Mr. Sosinski noticed that the cargo space under the deck for 2,000 pounds of lobster was open and filled with water. “I thought, maybe he fell in and drowned,” he said.

When he realized Mr. Aldridge was missing, the boat was 62 miles from land—it had been 8 miles off the shore when they last saw Mr. Aldridge.

“I used to eat out of their refrigerator,” he said, referring to having grown up in Oakdale with Mr. Aldridge.

“The [Coast Guard] asked if he left a note [before going missing] ,” Mr. Sosinski said as the crowd laughed.

When Mr. Aldridge was finally rescued by the U.S. Coast Guard, he was wearing a blue Montauk Blessing of the Fleet T-shirt. “Probably the only article of clothing that he owned that was blessed,” Mr. Sosinski told him on Friday.

Mr. Aldridge stayed overnight in a hospital in Cape Cod, Massachusetts before returning to his parents’ home in Oakdale, where some 30 news trucks took over the street. He suffered second-degree sunburn on his face and severe dehydration, along with a swollen tongue and lips.

“How has this event changed your life?” several in the audience wanted to know.

To that, Mr. Aldridge said, “Well, I got a book and movie deal out of it.”
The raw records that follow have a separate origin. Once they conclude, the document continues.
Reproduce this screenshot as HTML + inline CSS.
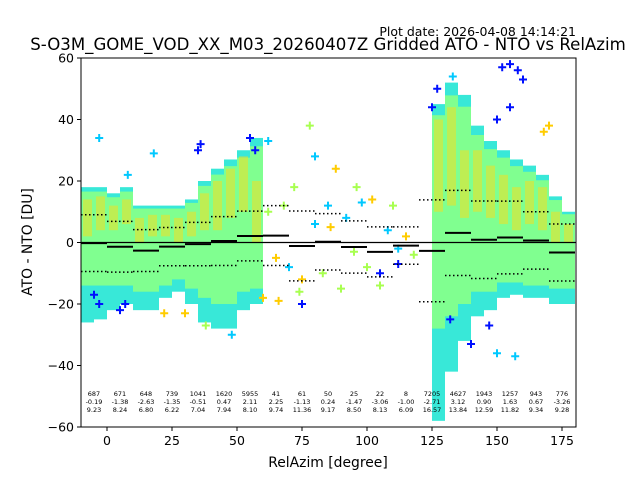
<!DOCTYPE html>
<html><head><meta charset="utf-8">
<style>
html,body{margin:0;padding:0;background:#fff;}
svg{display:block;font-family:"DejaVu Sans","Liberation Sans",sans-serif;}
</style></head>
<body>
<svg id="chart" width="640" height="480" viewBox="0 0 640 480">
<text x="576" y="36" font-size="12.5" text-anchor="end">Plot date: 2026-04-08 14:14:21</text>
<text x="328" y="50" font-size="16.6" text-anchor="middle">S-O3M_GOME_VOD_XX_M03_20260407Z Gridded ATO - NTO vs RelAzim</text>
<g id="marks"></g>
<rect x="81" y="58" width="495" height="369" fill="none" stroke="#000" stroke-width="1"/>
<g id="axes"></g>
<text x="328" y="467" font-size="13.9" text-anchor="middle">RelAzim [degree]</text>
<text transform="translate(32,242) rotate(-90)" font-size="13.9" text-anchor="middle">ATO - NTO [DU]</text>
</svg>
<script>
// ---- data ----
const xTicks = [0,25,50,75,100,125,150,175];
const yTicks = [-60,-40,-20,0,20,40,60];
const binCenters = [-5,5,15,25,35,45,55,65,75,85,95,105,115,125,135,145,155,165,175];
const binCounts = [687,671,648,739,1041,1620,5955,41,61,50,25,22,8,7205,4627,1943,1257,943,776];
const binMeans = [-0.19,-1.38,-2.63,-1.35,-0.51,0.47,2.11,2.25,-1.13,0.24,-1.47,-3.06,-1.00,-2.71,3.12,0.90,1.63,0.67,-3.26];
const binStds = [9.23,8.24,6.80,6.22,7.04,7.94,8.10,9.74,11.36,9.17,8.50,8.13,6.09,16.57,13.84,12.59,11.82,9.34,9.28];
// point-cloud envelopes (5-degree columns)
const colStarts = [-10,-5,0,5,10,15,20,25,30,35,40,45,50,55,125,130,135,140,145,150,155,160,165,170,175];
const colTops = [18,18,16,18,12,12,12,12,14,20,24,27,30,34,45,52,48,38,33,30,27,25,22,15,10];
const colBottoms = [-26,-25,-22,-20,-22,-22,-18,-16,-20,-26,-28,-28,-22,-20,-58,-42,-32,-24,-22,-18,-17,-18,-18,-20,-20];
const colYellowTops = [14,15,12,14,8,9,9,8,10,16,20,24,28,20,40,44,30,30,25,22,18,20,18,10,6];
const colYellowBottoms = [2,4,4,6,0,2,2,0,2,4,4,8,10,0,10,12,8,10,8,6,4,6,4,0,0];
const colCyanBottoms = [-14,-14,-14,-14,-16,-16,-14,-12,-15,-18,-20,-20,-16,-15,-28,-24,-20,-16,-16,-13,-13,-14,-14,-15,-15];
const pointX = [-5,-3,5,7,35,36,55,57,127,125,150,152,155,158,160,155,140,147,75,105,112,132,-3,8,18,62,80,133,150,157,62,65,68,70,72,75,78,80,83,85,88,90,92,95,98,100,102,105,108,110,112,115,118,60,66,74,86,96,168,170,38,48,22,30];
const pointY = [-17,-20,-22,-20,30,32,34,30,50,44,40,57,58,56,53,44,-33,-27,-20,-10,-7,-25,34,22,29,33,28,54,-36,-37,10,-5,12,-8,18,-12,38,6,-10,12,24,-15,8,-3,13,-8,14,-14,4,12,-2,2,-4,-18,-19,-16,5,18,36,38,-27,-30,-23,-23];
const pointC = [0,0,0,0,0,0,0,0,0,0,0,0,0,0,0,0,0,0,0,0,0,0,1,1,1,1,1,1,1,1,2,3,2,1,2,3,2,1,2,1,3,2,1,2,1,2,3,2,1,2,1,3,2,3,3,2,3,2,3,3,2,1,3,3];
// ---- scales ----
const X = v => 107 + (v) * 2.6;
const Y = v => 242.5 - v * 3.075;
const NS = "http://www.w3.org/2000/svg";
const marks = document.getElementById('marks');
const axes = document.getElementById('axes');
function mk(tag, attrs, parent){const e=document.createElementNS(NS,tag);for(const k in attrs)e.setAttribute(k,attrs[k]);parent.appendChild(e);return e;}
const clip = mk('clipPath',{id:'pc'},marks); mk('rect',{x:81,y:58,width:495,height:369},clip);
const g = mk('g',{'clip-path':'url(#pc)'},marks);
// cloud columns
for(let i=0;i<colStarts.length;i++){
  const x0=X(colStarts[i]), w=5*2.6;
  const c1=mk('rect',{x:x0,y:Y(colTops[i]),width:w,height:Y(colBottoms[i])-Y(colTops[i]),fill:'#38e8d8'},g);
  
  
  const c2=mk('rect',{x:x0,y:Y(colTops[i]*0.92),width:w,height:Y(colCyanBottoms[i])-Y(colTops[i]*0.92),fill:'#80ff90'},g);
  
  
  const c3=mk('rect',{x:x0+2,y:Y(colYellowTops[i]),width:w-4,height:Y(colYellowBottoms[i])-Y(colYellowTops[i]),fill:'#f0e020',opacity:0.55},g);
  
  
}
// outlier points
const pcols=['#0010ff','#00c8ff','#a8ff50','#ffcc00'];
for(let i=0;i<pointX.length;i++){
  const px=X(pointX[i]), py=Y(pointY[i]);
  const p=mk('path',{d:`M${px-4},${py}H${px+4}M${px},${py-4}V${py+4}`,stroke:pcols[pointC[i]],'stroke-width':2},g);
  
  
}
// zero line
const z=mk('line',{x1:81,x2:576,y1:Y(0),y2:Y(0),stroke:'#000','stroke-width':1.2},g);


// mean / std
for(let i=0;i<binCenters.length;i++){
  const x1=X(binCenters[i]-5), x2=X(binCenters[i]+5);
  const m=mk('line',{x1,x2,y1:Y(binMeans[i]),y2:Y(binMeans[i]),stroke:'#000','stroke-width':2},g);
  
  
  for(const s of [1,-1]){
    const d=mk('line',{x1,x2,y1:Y(binMeans[i]+s*binStds[i]),y2:Y(binMeans[i]+s*binStds[i]),stroke:'#000','stroke-width':1.5,'stroke-dasharray':'1.5,2.5'},g);
    
    
  }
  const t=mk('text',{x:X(binCenters[i]),y:396,'font-size':6.5,'text-anchor':'middle'},marks);
  
  
  [binCounts[i],binMeans[i].toFixed(2),binStds[i].toFixed(2)].forEach((s,k)=>{const ts=mk('tspan',{x:X(binCenters[i]),dy:k?8:0},t);ts.textContent=s;});
}
// ticks
xTicks.forEach(v=>{
  mk('line',{x1:X(v),x2:X(v),y1:427,y2:431,stroke:'#000'},axes);
  const t=mk('text',{x:X(v),y:445,'font-size':12.5,'text-anchor':'middle'},axes);
  
  
  t.textContent=v;
});
yTicks.forEach(v=>{
  mk('line',{x1:77,x2:81,y1:Y(v),y2:Y(v),stroke:'#000'},axes);
  const t=mk('text',{x:74,y:Y(v)+4.5,'font-size':12.5,'text-anchor':'end'},axes);
  
  
  t.textContent=v<0?'\u2212'+(-v):v;
});
</script>
</body></html>
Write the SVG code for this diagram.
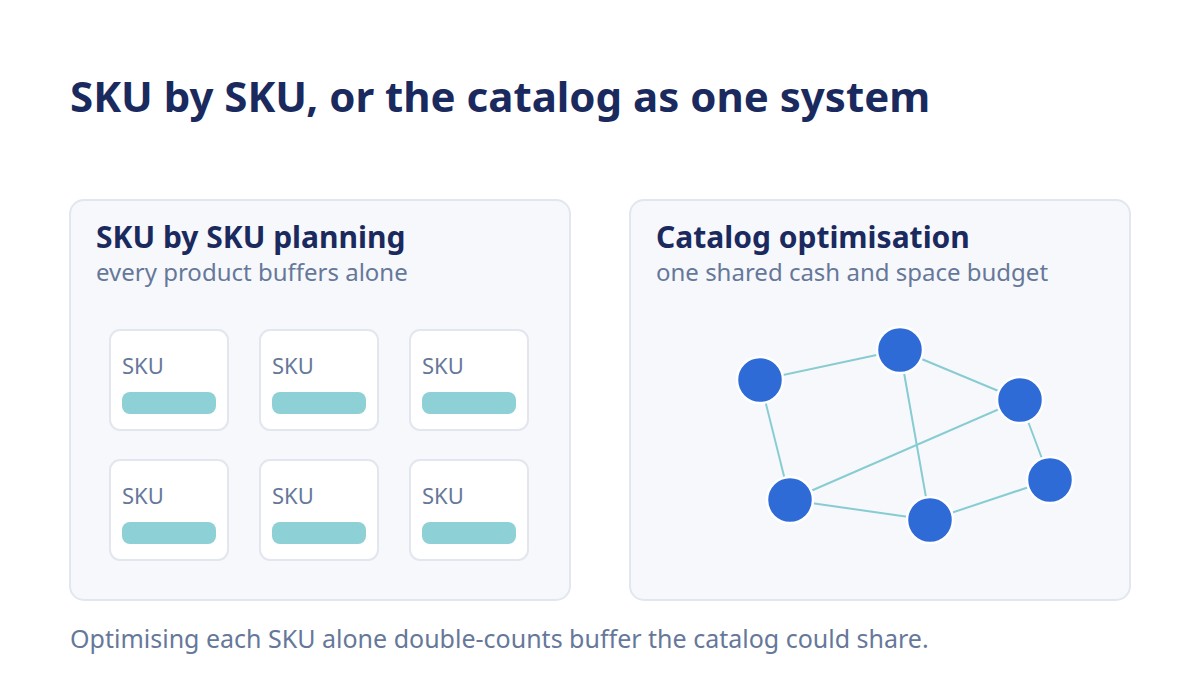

On a serious note, expressing he no longer “sweats the small stuff,” and has a new sense of gratitude for life.

Today, through a ghost writer, the men have a book titled “A Speck in The Sea,” which was in the process of being adapted into a movie with Harvey Weinstein’s company but now is in the hands of a screenwriter in Australia.

Some people at the library on Friday wanted to know who would play Mr. Aldridge. Jake Gyllenhaal and Casey Affleck are in the running, he replied.